3. Where the guidelines leave room for discretion and gaps in transparency
Although RAP publishes rates and provides a calculator, the evidence indicates some procedural opacity: public materials outline the components and provide tools but do not always disclose the precise internal formulas or decision rules used to set periodic adjustments beyond referencing alignment with provincial social assistance or cost indices [4] [5]. Service provider organizations and sponsors execute needs assessments and deliver services, which introduces variability in how supports are prioritized and documented; the government expects sponsors to keep records and may request proof of support, but the methodology for adjudicating exceptional needs or modifications to standard rates is not fully detailed in the accessible summaries [2] [6]. This creates potential for inconsistent application across communities and for disputes over what constitutes adequate support for special needs or fluctuating household circumstances.

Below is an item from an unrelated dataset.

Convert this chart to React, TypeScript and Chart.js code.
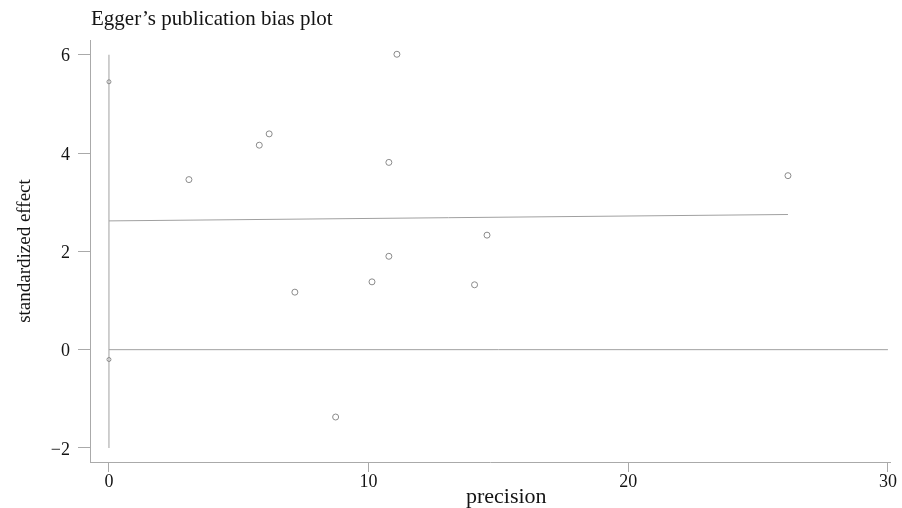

4. Multiple perspectives: government, sponsors, advocates and practical realities
Government communications frame RAP as standardized, responsive and formula-driven, emphasizing alignment with social assistance and predictable start-up entitlements; sponsors and training programs foreground the calculator as a compliance and budgeting tool [3] [4] [2]. Community sponsors and refugee advocates focus on lived outcomes, pointing to ongoing gaps — for example, transit access, high rental markets, and one-time start-up shortfalls — that standardized monthly amounts may not fully cover in practice, which explains calls for more frequent updates and locality-specific supplements [1] [6]. Service providers note that RAP’s blend of national and provincial elements is deliberate to balance uniformity with local adaptation, but that sponsors must budget for contingencies since the calculator “notes actual costs may vary” [2] [5].
5. Bottom line and what to watch next
The essential fact is that refugee stipend amounts in Canada are determined by RAP rates, differentiated into start-up and monthly supports, updated periodically and linked to provincial social assistance; practical implementation relies on an official Minimum Financial Support Calculator and the discretion of sponsors and service providers to meet assessed needs [3] [2]. Stakeholders should monitor government RAP rate publications and archived updates for changes (notably the September 1, 2024 update), ensure sponsors use the latest calculator and keep detailed support records, and watch for policy moves that either further standardize locality adjustments or increase frequency of rate reviews to address cost-of-living volatility [1] [3].